Ключевая в этом спектакле — конечно же, сцена «мышеловки».

Артисты, прибывшие ко двору (Игорь Иванов, Сергей Курышев, Сергей Козырев), разыгрывают тут не «Убийство Гонзаго» — как у Шекспира. Они по просьбе главного героя читают сцену встречи Гамлета (из книжки) с Призраком, а потом еще и покаянный монолог Клавдия. На самом деле никакой встречи не было и Клавдий не убивал брата, но Гамлет верит в сюжет, по его же инициативе разыгранный на сцене, с истовостью телевизионных пропагандистов, которые сами пишут сценарии про распятых мальчиков и сами же в какой-то момент начинают воспринимать их как реальность. Раз мальчика распяли, значит, наши ответные действия оправданны. Раз Призрак рассказал, что Клавдий — убийца, значит, можно не останавливаться ни перед каким насилием. В книжке, которую читает Гамлет, много красивых слов. Миром, в котором он живет, правит одна чистая прагматика.

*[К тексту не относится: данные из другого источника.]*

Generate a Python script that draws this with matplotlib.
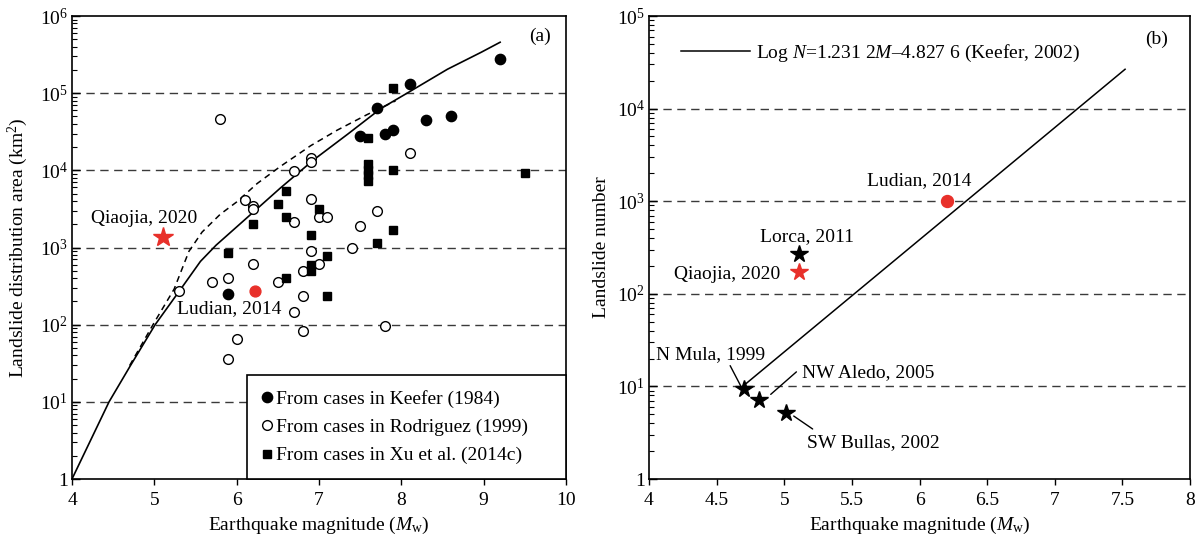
import numpy as np
import matplotlib.pyplot as plt
from matplotlib.ticker import FixedLocator, FixedFormatter, LogLocator, NullFormatter

plt.rcParams['font.family'] = ['Liberation Serif', 'DejaVu Serif']
plt.rcParams['mathtext.fontset'] = 'custom'
plt.rcParams['mathtext.rm'] = 'Liberation Serif'
plt.rcParams['mathtext.it'] = 'Liberation Serif:italic'
plt.rcParams['font.size'] = 14

RED = "#e8302a"
GRID = "#3a3a3a"

# ---- panel (a): landslide distribution area vs magnitude ----
keefer_m = [9.2, 8.1, 7.7, 8.3, 8.6, 7.5, 7.8, 7.9, 5.9]
keefer_a = [2.8e5, 1.3e5, 6.5e4, 4.5e4, 5.0e4, 2.8e4, 3.0e4, 3.3e4, 250]

rod_m = [5.8, 8.1, 6.9, 6.9, 6.7, 6.1, 6.2, 6.2, 6.9, 6.7, 7.0, 7.1, 7.7, 7.5,
         7.4, 6.9, 6.2, 5.9, 5.7, 5.3, 6.5, 6.8, 7.0, 6.8, 6.7, 6.8, 7.8, 6.0, 5.9]
rod_a = [4.6e4, 1.7e4, 1.45e4, 1.3e4, 9.8e3, 4.1e3, 3.5e3, 3.2e3, 4.2e3, 2.15e3,
         2.45e3, 2.45e3, 3.0e3, 1.9e3, 980, 910, 610, 405, 360, 270, 360, 490,
         610, 237, 145, 83, 97, 65, 36]

xu_m = [7.9, 7.6, 7.6, 7.6, 7.6, 7.6, 7.9, 9.5, 6.6, 6.5, 6.6, 6.2, 7.0, 6.9,
        7.9, 7.7, 5.9, 7.1, 6.9, 6.9, 6.6, 7.1]
xu_a = [1.15e5, 2.65e4, 1.2e4, 1.0e4, 8.7e3, 7.3e3, 1.0e4, 9.3e3, 5.4e3, 3.65e3,
        2.45e3, 2.0e3, 3.15e3, 1.45e3, 1.7e3, 1.15e3, 840, 780, 590, 500, 400, 235]

# upper-bound curves (log10 area)
solid_m = [4.0, 4.45, 4.71, 5.01, 5.32, 5.56, 5.75, 6.13, 6.53, 6.94, 7.35, 7.75,
           8.07, 8.56, 8.97, 9.2]
solid_log = [0.0, 1.0, 1.47, 2.0, 2.46, 2.82, 3.03, 3.39, 3.77, 4.14, 4.47, 4.8,
             5.0, 5.31, 5.53, 5.66]
dash_m = [4.70, 5.0, 5.24, 5.42, 5.58, 5.8, 6.0, 6.25, 6.53, 6.9, 7.22, 7.58, 7.93]
dash_log = [1.47, 2.03, 2.46, 2.95, 3.2, 3.43, 3.59, 3.83, 4.05, 4.32, 4.52, 4.72, 4.9]

qiaojia_a = (5.1, 1370)
ludian_a = (6.22, 275)

# ---- panel (b): landslide number vs magnitude ----
spain_names = ["Lorca, 2011", "N Mula, 1999", "NW Aledo, 2005", "SW Bullas, 2002"]
spain_m = [5.11, 4.7, 4.81, 5.01]
spain_n = [266, 9.3, 7.1, 5.2]
qiaojia_b = (5.11, 170)
ludian_b = (6.2, 1000)
keefer_line_m = [4.71, 7.52]
keefer_line_n = [10.5, 26600]


def style_axes(ax):
    for s in ax.spines.values():
        s.set_linewidth(1.2)
        s.set_color("black")
    ax.tick_params(axis="y", which="both", direction="in", left=True, right=False,
                   pad=3, labelsize=14)
    ax.tick_params(axis="y", which="major", length=6, width=1)
    ax.tick_params(axis="y", which="minor", length=3.5, width=0.8)
    ax.tick_params(axis="x", which="major", direction="out", length=4.5, width=1,
                   pad=5, labelsize=14)
    ax.tick_params(axis="x", which="minor", bottom=False)
    ax.yaxis.set_minor_locator(LogLocator(base=10, subs=np.arange(2, 10)))
    ax.yaxis.set_minor_formatter(NullFormatter())


fig = plt.figure(figsize=(11.95, 5.42), dpi=100)
ax1 = fig.add_axes([72 / 1195, 63 / 542, 494 / 1195, 463 / 542])
ax2 = fig.add_axes([649 / 1195, 63 / 542, 541 / 1195, 463 / 542])

# ---------- (a)
ax1.set_yscale("log")
ax1.set_xlim(4, 10)
ax1.set_ylim(1, 1e6)
for k in range(1, 6):
    ax1.axhline(10.0 ** k, color=GRID, ls=(0, (6, 4)), lw=1, zorder=1)
ax1.plot(solid_m, 10.0 ** np.array(solid_log), color="black", lw=1.2, zorder=2)
ax1.plot(dash_m, 10.0 ** np.array(dash_log), color="black", lw=1.1,
         ls=(0, (4, 3)), zorder=2)
h1, = ax1.plot(keefer_m, keefer_a, ls="", marker="o", ms=7.4, color="black", zorder=4)
h2, = ax1.plot(rod_m, rod_a, ls="", marker="o", ms=7, mfc="white", mec="black",
               mew=1.0, zorder=3)
h3, = ax1.plot(xu_m, xu_a, ls="", marker="s", ms=5.4, color="black", zorder=4)
ax1.plot(*qiaojia_a, ls="", marker="*", ms=15, color=RED, zorder=5)
ax1.plot(*ludian_a, ls="", marker="o", ms=7.8, color=RED, zorder=5)
ax1.text(4.88, 10 ** 3.38, "Qiaojia, 2020", ha="center", va="center", fontsize=14)
ax1.text(5.91, 10 ** 2.21, "Ludian, 2014", ha="center", va="center", fontsize=14)
ax1.text(0.948, 0.955, "(a)", transform=ax1.transAxes, ha="center", va="center",
         fontsize=14)

style_axes(ax1)
ax1.xaxis.set_major_locator(FixedLocator([4, 5, 6, 7, 8, 9, 10]))
ax1.xaxis.set_major_formatter(FixedFormatter(["4", "5", "6", "7", "8", "9", "10"]))
ax1.yaxis.set_major_locator(FixedLocator([10.0 ** k for k in range(7)]))
ax1.yaxis.set_major_formatter(FixedFormatter(
    ["1"] + [r"$10^{%d}$" % k for k in range(1, 7)]))
ax1.set_xlabel(r"Earthquake magnitude ($M_{\mathrm{w}}$)", fontsize=14, labelpad=4)
ax1.set_ylabel(r"Landslide distribution area (km$^{2}$)", fontsize=14)
ax1.yaxis.set_label_coords(-0.085, 0.5)

leg = ax1.legend([h1, h2, h3],
                 ["From cases in Keefer (1984)", "From cases in Rodriguez (1999)",
                  "From cases in Xu et al. (2014c)"],
                 loc="lower left", bbox_to_anchor=(0.354, 0.0, 0.646, 0.229),
                 mode="expand", borderaxespad=0, fancybox=False, edgecolor="black",
                 framealpha=1, handlelength=0.6, handletextpad=0.15, borderpad=0.75,
                 labelspacing=0.55, fontsize=14)
leg.get_frame().set_linewidth(1.2)
leg.set_zorder(6)

# ---------- (b)
ax2.set_yscale("log")
ax2.set_xlim(4, 8)
ax2.set_ylim(1, 1e5)
for k in range(1, 5):
    ax2.axhline(10.0 ** k, color=GRID, ls=(0, (6, 4)), lw=1, zorder=1)
hl, = ax2.plot(keefer_line_m, keefer_line_n, color="black", lw=1.1, zorder=2)
ax2.plot(spain_m, spain_n, ls="", marker="*", ms=13, color="black", zorder=4)
ax2.plot(*qiaojia_b, ls="", marker="*", ms=13, color=RED, zorder=4)
ax2.plot(*ludian_b, ls="", marker="o", ms=8.6, color=RED, zorder=4)

ax2.text(6.0, 10 ** 3.22, "Ludian, 2014", ha="center", va="center", fontsize=14)
ax2.text(5.165, 10 ** 2.62, spain_names[0], ha="center", va="center", fontsize=14)
ax2.text(4.97, 10 ** 2.205, "Qiaojia, 2020", ha="right", va="center", fontsize=14)
ax2.text(4.05, 10 ** 1.347, spain_names[1], ha="left", va="center", fontsize=14)
ax2.text(5.13, 10 ** 1.15, spain_names[2], ha="left", va="center", fontsize=14)
ax2.text(5.165, 10 ** 0.39, spain_names[3], ha="left", va="center", fontsize=14)
lp = dict(arrowstyle="-", color="black", lw=1.0, shrinkA=0, shrinkB=0)
ax2.annotate("", xy=(4.68, 10 ** 1.0), xytext=(4.60, 10 ** 1.224), arrowprops=lp)
ax2.annotate("", xy=(4.90, 10 ** 0.914), xytext=(5.09, 10 ** 1.157), arrowprops=lp)
ax2.annotate("", xy=(5.07, 10 ** 0.68), xytext=(5.21, 10 ** 0.54), arrowprops=lp)
ax2.text(0.938, 0.95, "(b)", transform=ax2.transAxes, ha="center", va="center",
         fontsize=14)

style_axes(ax2)
bt = [4, 4.5, 5, 5.5, 6, 6.5, 7, 7.5, 8]
ax2.xaxis.set_major_locator(FixedLocator(bt))
ax2.xaxis.set_major_formatter(FixedFormatter([f"{t:g}" for t in bt]))
ax2.yaxis.set_major_locator(FixedLocator([10.0 ** k for k in range(6)]))
ax2.yaxis.set_major_formatter(FixedFormatter(
    ["1"] + [r"$10^{%d}$" % k for k in range(1, 6)]))
ax2.set_xlabel(r"Earthquake magnitude ($M_{\mathrm{w}}$)", fontsize=14, labelpad=4)
ax2.set_ylabel("Landslide number", fontsize=14)
ax2.yaxis.set_label_coords(-0.072, 0.5)
ax2.legend([hl], [r"Log $N$=1.231 2$M$–4.827 6 (Keefer, 2002)"], loc="center left",
           bbox_to_anchor=(0.059, 0.92), frameon=False, borderpad=0, borderaxespad=0,
           handlelength=3.55, handletextpad=0.3, fontsize=14)

fig.savefig("out.png", dpi=100)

Хороший современный театр вообще невозможен без прививки Брехта, без его трезвости, без его иронии, без его рациональности, без его развенчания всех и всяческих иллюзий. Без них сцена, желая того или нет, впадает в старомодную мимимишность. Додин ею никогда не страдал, но тут он последователен как никогда. «Гамлета», которого он поставил, написал не Шекспир. Его скорее написал Брехт. И брехтовская трезвость явлена во всех частях этого спектакля.

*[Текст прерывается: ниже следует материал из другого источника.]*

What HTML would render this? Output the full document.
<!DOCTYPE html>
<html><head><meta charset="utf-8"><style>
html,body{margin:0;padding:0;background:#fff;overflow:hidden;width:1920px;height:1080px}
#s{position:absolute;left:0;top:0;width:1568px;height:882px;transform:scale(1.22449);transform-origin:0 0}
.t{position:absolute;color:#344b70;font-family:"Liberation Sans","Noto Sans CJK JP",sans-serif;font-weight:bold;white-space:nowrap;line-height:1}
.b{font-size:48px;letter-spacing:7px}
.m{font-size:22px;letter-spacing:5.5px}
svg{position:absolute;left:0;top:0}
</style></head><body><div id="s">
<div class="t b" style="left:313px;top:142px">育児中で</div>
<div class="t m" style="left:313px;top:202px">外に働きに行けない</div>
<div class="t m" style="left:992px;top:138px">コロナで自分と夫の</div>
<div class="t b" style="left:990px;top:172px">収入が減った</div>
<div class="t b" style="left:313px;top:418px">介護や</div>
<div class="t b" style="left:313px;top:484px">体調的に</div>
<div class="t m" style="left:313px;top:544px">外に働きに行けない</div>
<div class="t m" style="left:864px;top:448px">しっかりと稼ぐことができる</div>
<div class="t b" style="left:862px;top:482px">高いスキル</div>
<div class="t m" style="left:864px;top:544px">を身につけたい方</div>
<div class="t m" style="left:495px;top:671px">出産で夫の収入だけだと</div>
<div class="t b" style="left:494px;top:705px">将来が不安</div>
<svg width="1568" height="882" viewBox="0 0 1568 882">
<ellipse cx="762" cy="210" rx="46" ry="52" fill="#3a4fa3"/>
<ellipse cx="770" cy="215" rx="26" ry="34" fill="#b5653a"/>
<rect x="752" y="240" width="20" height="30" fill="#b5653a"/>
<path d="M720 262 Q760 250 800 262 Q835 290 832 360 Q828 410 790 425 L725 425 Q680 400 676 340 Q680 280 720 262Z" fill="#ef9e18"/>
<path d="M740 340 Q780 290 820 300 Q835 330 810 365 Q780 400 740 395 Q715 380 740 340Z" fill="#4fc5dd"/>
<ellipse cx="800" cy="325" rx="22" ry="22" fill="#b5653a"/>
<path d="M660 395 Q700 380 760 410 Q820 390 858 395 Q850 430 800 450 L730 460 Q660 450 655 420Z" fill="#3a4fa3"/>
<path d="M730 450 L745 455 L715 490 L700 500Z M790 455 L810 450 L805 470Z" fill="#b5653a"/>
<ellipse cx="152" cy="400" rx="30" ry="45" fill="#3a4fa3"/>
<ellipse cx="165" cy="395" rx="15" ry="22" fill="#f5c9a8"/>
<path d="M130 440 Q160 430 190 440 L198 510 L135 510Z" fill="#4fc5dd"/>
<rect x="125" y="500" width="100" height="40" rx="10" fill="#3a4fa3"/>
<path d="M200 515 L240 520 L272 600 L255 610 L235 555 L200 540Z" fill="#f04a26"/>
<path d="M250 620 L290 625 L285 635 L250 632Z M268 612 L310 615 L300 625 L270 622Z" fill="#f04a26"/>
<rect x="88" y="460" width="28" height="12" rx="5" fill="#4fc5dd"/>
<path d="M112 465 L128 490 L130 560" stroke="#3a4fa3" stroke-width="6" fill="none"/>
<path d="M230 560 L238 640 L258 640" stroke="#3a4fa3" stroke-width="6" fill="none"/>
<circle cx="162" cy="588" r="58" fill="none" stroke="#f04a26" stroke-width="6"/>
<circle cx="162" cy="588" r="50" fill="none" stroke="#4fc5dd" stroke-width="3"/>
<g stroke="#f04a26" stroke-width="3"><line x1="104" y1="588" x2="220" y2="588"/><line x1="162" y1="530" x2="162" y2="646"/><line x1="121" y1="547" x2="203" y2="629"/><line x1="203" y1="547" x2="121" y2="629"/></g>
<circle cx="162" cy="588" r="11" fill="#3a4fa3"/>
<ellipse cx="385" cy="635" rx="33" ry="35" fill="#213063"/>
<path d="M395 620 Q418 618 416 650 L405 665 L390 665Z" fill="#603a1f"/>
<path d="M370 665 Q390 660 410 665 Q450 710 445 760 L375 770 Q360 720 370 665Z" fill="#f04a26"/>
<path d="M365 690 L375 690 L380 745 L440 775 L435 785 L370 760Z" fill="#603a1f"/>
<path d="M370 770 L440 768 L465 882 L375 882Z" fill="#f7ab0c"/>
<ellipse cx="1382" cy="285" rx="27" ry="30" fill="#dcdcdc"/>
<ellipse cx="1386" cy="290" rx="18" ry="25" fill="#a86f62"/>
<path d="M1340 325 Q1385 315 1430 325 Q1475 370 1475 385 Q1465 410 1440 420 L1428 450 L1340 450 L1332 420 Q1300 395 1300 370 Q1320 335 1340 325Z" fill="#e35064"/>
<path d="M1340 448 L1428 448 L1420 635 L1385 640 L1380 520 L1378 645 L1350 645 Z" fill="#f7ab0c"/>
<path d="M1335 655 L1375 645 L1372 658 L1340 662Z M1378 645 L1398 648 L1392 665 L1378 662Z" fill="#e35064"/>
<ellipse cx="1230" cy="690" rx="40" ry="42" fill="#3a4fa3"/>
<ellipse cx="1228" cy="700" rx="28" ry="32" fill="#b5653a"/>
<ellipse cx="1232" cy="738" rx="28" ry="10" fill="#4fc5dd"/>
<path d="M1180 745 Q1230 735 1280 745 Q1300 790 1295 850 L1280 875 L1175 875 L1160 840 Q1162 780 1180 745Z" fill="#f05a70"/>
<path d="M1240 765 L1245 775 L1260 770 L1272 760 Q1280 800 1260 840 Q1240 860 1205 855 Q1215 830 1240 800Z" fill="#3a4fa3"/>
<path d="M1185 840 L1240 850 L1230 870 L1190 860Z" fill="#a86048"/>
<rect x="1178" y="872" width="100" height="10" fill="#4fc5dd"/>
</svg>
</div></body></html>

Ведь, если задуматься, наша святая вера в то, что классики были правы и знали великие истины, наше неизменное желание развесить их на стенах в виде икон так же опасны, как и любые иллюзии. Классику нельзя обожествлять, как нельзя обожествлять все остальное. Ее нельзя ставить «как написано». Если ставить «как написано» — это и есть мышеловка. Только критический взгляд на мир, на прошлое, на великих героев, на великую литературу может нас спасти.

А иначе — вечная борьба за престол, вечное хождение по кровавому кругу, вечное сражение за узкую, совершенно бессмысленную полоску земли, которое ведет Фортинбрас (ни в одном спектакле еще эти шекспировские строки не звучали так актуально), а на деле ведем все мы.

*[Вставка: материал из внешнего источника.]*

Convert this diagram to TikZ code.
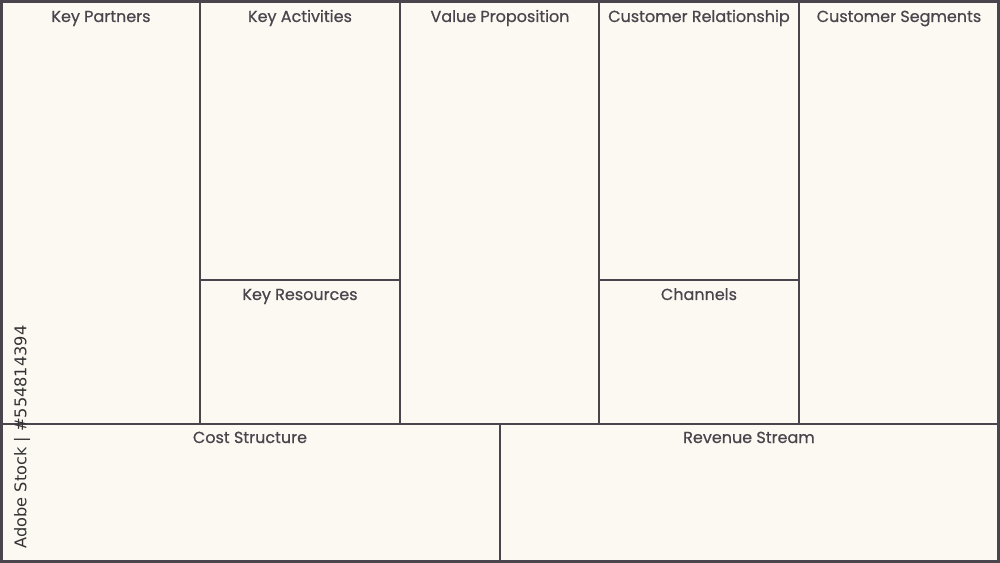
\documentclass[tikz,border=0pt]{standalone}
\usepackage{fontspec}
\setmainfont{Poppins}[RawFeature={embolden=0.6}]
\newfontfamily\stockfont{DejaVu Sans}
\usepackage{tkz-euclide}
\usepackage{tikz}
\usetikzlibrary{positioning}
\definecolor{paper}{HTML}{FCF8F2}
\definecolor{penColor}{HTML}{4A454D}
\colorlet{textColor}{penColor}
\tikzset{title/.style={text=textColor,font=\fontsize{9.1}{10}\selectfont,inner sep=0pt,anchor=base}}

\begin{document}
\begin{tikzpicture}[x=0.02cm,y=-0.02cm]
    \fill[paper] (0,0) rectangle (1000,563);
    \useasboundingbox (0,0) rectangle (1000,563);

    \tkzDefPoint(1.5,1.5){A1}
    \tkzDefPoint(998.5,1.5){A2}
    \tkzDefPoint(998.5,561.5){A3}
    \tkzDefPoint(1.5,561.5){A4}
    \draw[penColor,line width=1.4pt] (A1)--(A2)--(A3)--(A4)--cycle;

    % columns
    \tkzDefPoint(200,0){B1}
    \tkzDefPoint(200,424){B2}
    \tkzDefPoint(400,0){C1}
    \tkzDefPoint(400,424){C2}
    \tkzDefPoint(599,0){D1}
    \tkzDefPoint(599,424){D2}
    \tkzDefPoint(799,0){E1}
    \tkzDefPoint(799,424){E2}
    \draw[penColor,line width=1.4pt] (B1)--(B2) (C1)--(C2) (D1)--(D2) (E1)--(E2);

    % rows
    \tkzDefPoint(200,280){F1}
    \tkzDefPoint(400,280){F2}
    \tkzDefPoint(599,280){G1}
    \tkzDefPoint(799,280){G2}
    \tkzDefPoint(0,424){H1}
    \tkzDefPoint(1000,424){H2}
    \tkzDefPoint(500,424){I1}
    \tkzDefPoint(500,563){I2}
    \draw[penColor,line width=1.4pt] (F1)--(F2) (G1)--(G2) (H1)--(H2) (I1)--(I2);

    \node[title] (partners) at (101,22) {Key Partners};
    \node[title] (activities) at (300,22) {Key Activities};
    \node[title] (value) at (500,22) {Value Proposition};
    \node[title] (relation) at (699,22) {Customer Relationship};
    \node[title] (segments) at (899,22) {Customer Segments};
    \node[title] (resources) at (300,300) {Key Resources};
    \node[title] (channels) at (699,300) {Channels};
    \node[title] (cost) at (250,443) {Cost Structure};
    \node[title] (revenue) at (749,443) {Revenue Stream};

    \node[rotate=90,text=black!80,inner sep=0pt,font=\stockfont\fontsize{9.2}{10}\selectfont] (stock) at (22,437) {Adobe Stock | \#554814394};
  \end{tikzpicture}
\end{document}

В сцене «мышеловки» можно обнаружить и еще один подспудный сюжет.

Актеры рассказывают Гамлету о том, что в столице появилась компания молодых крикунов, которые теснят традиционные труппы. У этой шекспировской фразы есть очень конкретная историческая подоплека, но в спектакле Додина подоплека совершенно сегодняшняя, здешняя. Пассаж про традиционные театры — не просто ирония, это еще и самоирония! И она дорогого стоит: худрук МДТ явно не готов быть идолом старого, отжившего театра — того, который теснят молодые.
© МДТ

Тут надо бы вспомнить, что в 90-е годы он поставил два спектакля — «Гаудеамус» и «Клаустрофобию», из которых, как из гоголевской «Шинели», выросла чуть ли не вся наша младорежиссура. Эти спектакли предвосхитили развитие театра на несколько десятилетий вперед. Они были так же беспощадны и так же ироничны, как и нынешний «Гамлет», но гротеска и буффонады в них было, пожалуй, даже больше, чем теперь. Страшно перечитывать сейчас, что писала об этих спектаклях русская критика. Не сетевые маргиналы, замечу, писали (тогда и сетей-то не было), не записные мракобесы, повылезавшие в последние годы на свет божий из всех щелей. Нет-нет, писали достойнейшие люди. И про то, что в спектаклях Додина нет души, и про то, как упаковывает он наше прошлое и настоящее в правильные обертки, чтобы получше продать на Западе. В общем, если выбросить из этих текстов фамилию Додина и поставить ньюсмейкеров, которых мы назовем совершенно условно Б., С. и Ю., то будет ощущение, что и не прошло с тех пор двадцати с лишним лет.

Но что-то все же изменилось. Сейчас, в 2017 году, додинского «Гамлета» критикуют не только справа, но и слева. Не только те, кто никак не может выскочить из прошлого, но и те, кто норовит подальше забежать в будущее. Даже если они в чем-то неправы, все равно здорово, что они теперь у нас есть. Даже если Додин с ними не согласится, в появлении нынешней, многих раздражающей театральной «движухи» и его большая вина. Или его огромная заслуга. Это уж кому как угодно.